Sunday, June 17, 2012

The Iowa Caucuses Redux

I wrote back in early January about Iowa’s inane first-in-the-nation caucuses:

They’re little more than a non-binding straw poll of preferences among a minority of registered Republicans. The ‘votes’ mean nothing politically. The caucus attendees, meeting in groups of several to dozens to maybe scores in homes and schools and churches, after hearing last-minute speeches on behalf of the candidates, write down their preferences on blank sheets of paper or raise their hands, the results counted on site, and then the results are phoned in to the Iowa Republican Committee who collate and release them to the media. There are delegates elected at the caucuses to attend county conventions, but they are uncommitted, not bound by any of the preference ‘votes.’ At the county conventions, delegates, also uncommitted, are elected to the state convention where delegates are elected, uncommitted, to the national convention.

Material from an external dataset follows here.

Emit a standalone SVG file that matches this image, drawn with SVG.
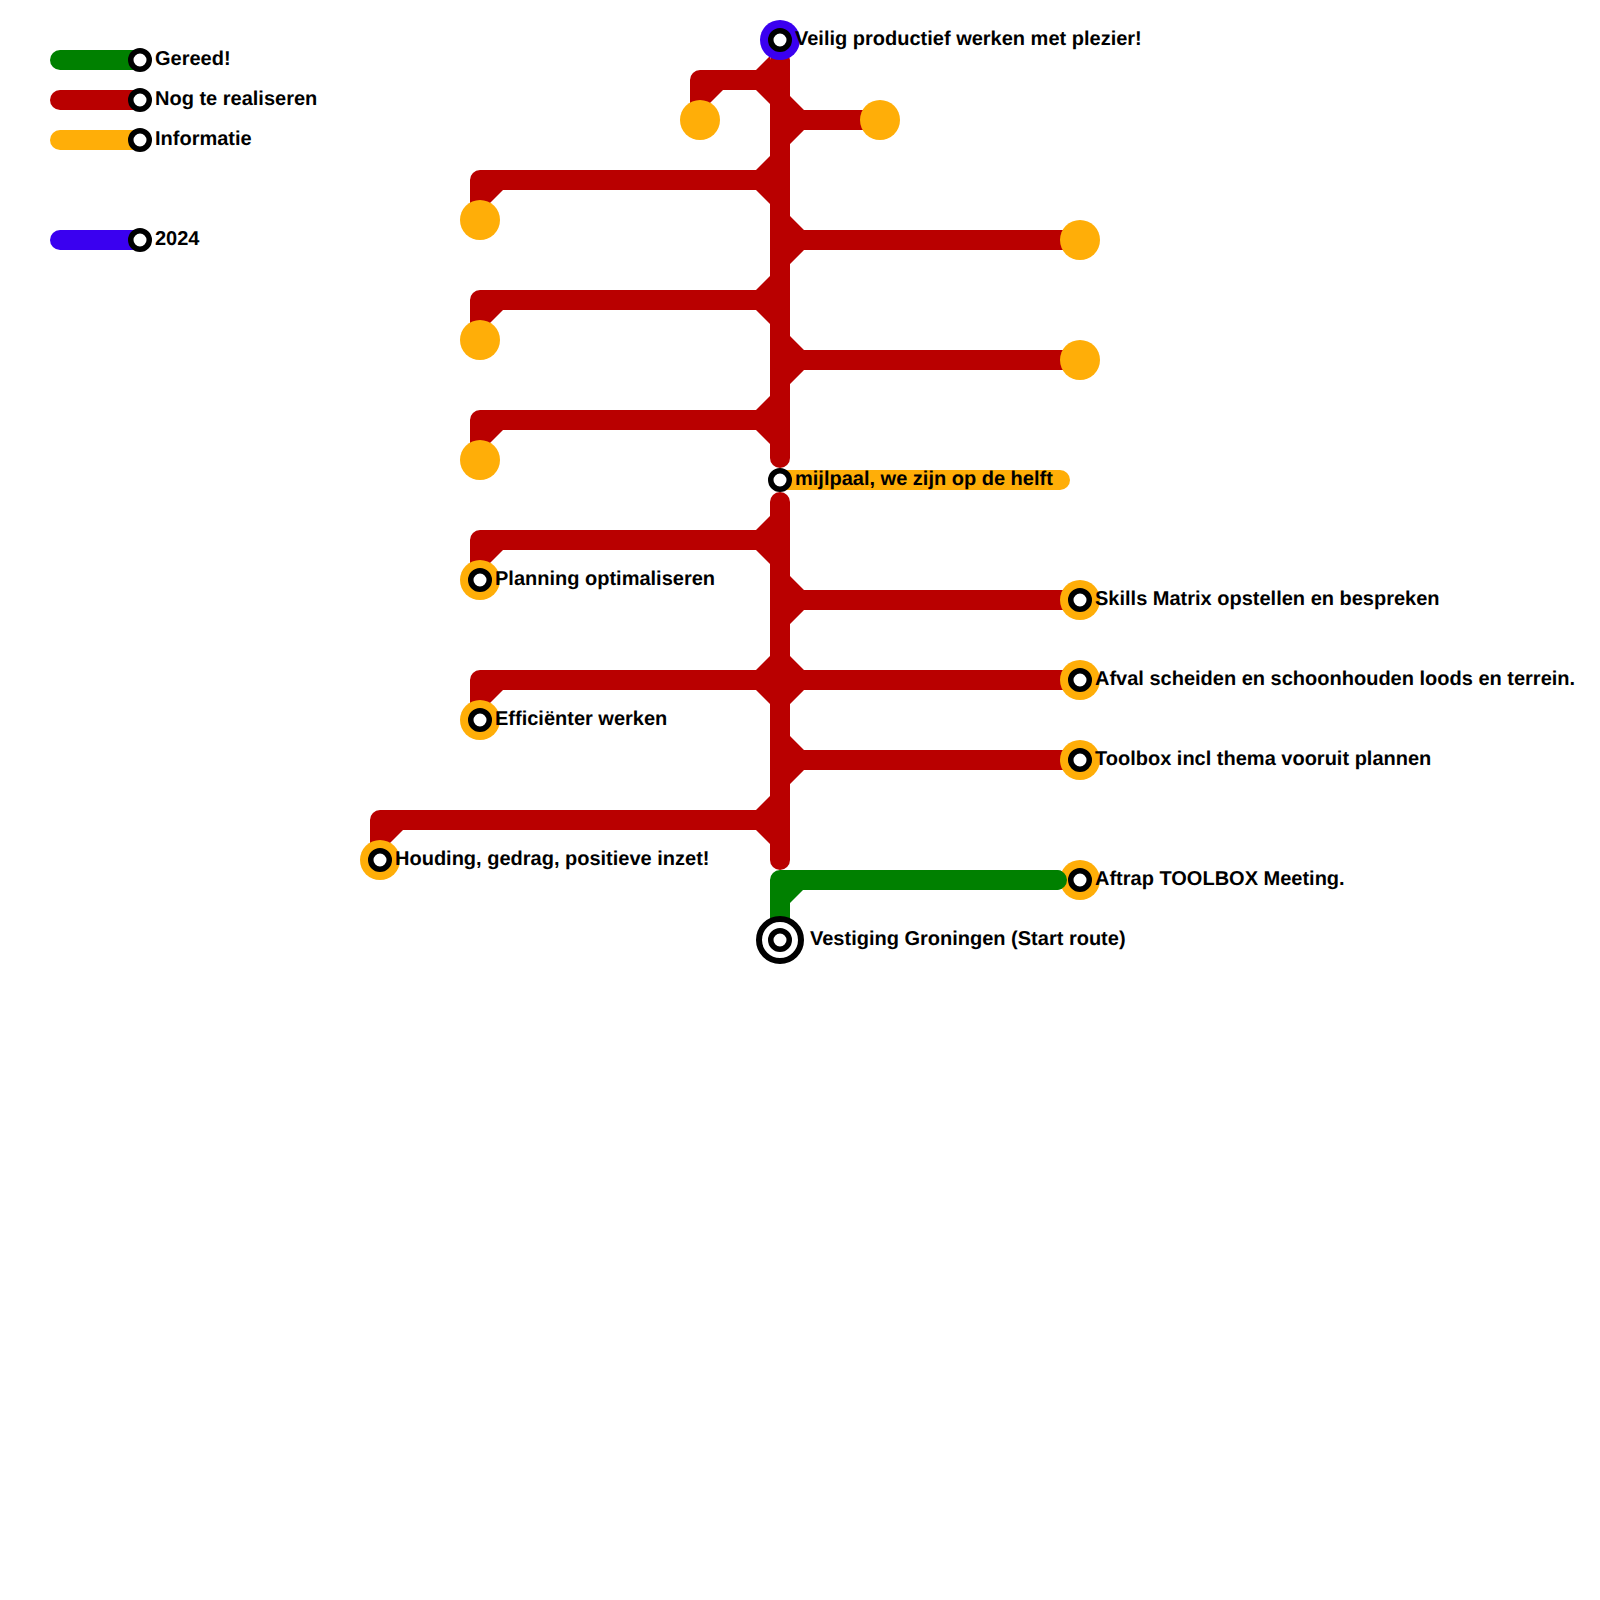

Of course, the course of the caucuses this year played out even more silly than usual. Late on the night of the caucuses, Mitt Romney was declared the “winner” (of no committed delegates) by the wide margin of 8 votes. But about a month later, another count discovered that the “winner” (also of no committed delegates) was Rick Santorum with a 30-some margin. So the county conventions came and went, and yesterday was the state convention, and the almost 2,000 delegates there voted to send 23 of the 28 delegates Iowa gets at the national convention . . . for Ron Paul, who came in a strong third place back in January. I don’t understand all the political machinations, but apparently the Paul people were much more successful than the Romney people in manipulating the system to push through their delegates and agenda from the county to the state to the national conventions. They aren’t expected to cast their votes for Paul – but then they weren’t expected to get almost all of the Iowa delegates either – but they are vowing to push the Paul agenda in platform committee meetings and wherever else they can. More power to them, I say. The more splintered the Republican Party comes out of their national convention – especially with the nutty fringe splinters of the Paul campaign, the Tea Party, and the Birthers – the harder it will be for Mitt Romney to claim distance from those who helped boost him to the nomination. And if nothing else, perhaps this farce will put an end to Iowa’s first-in-the-nation silliness.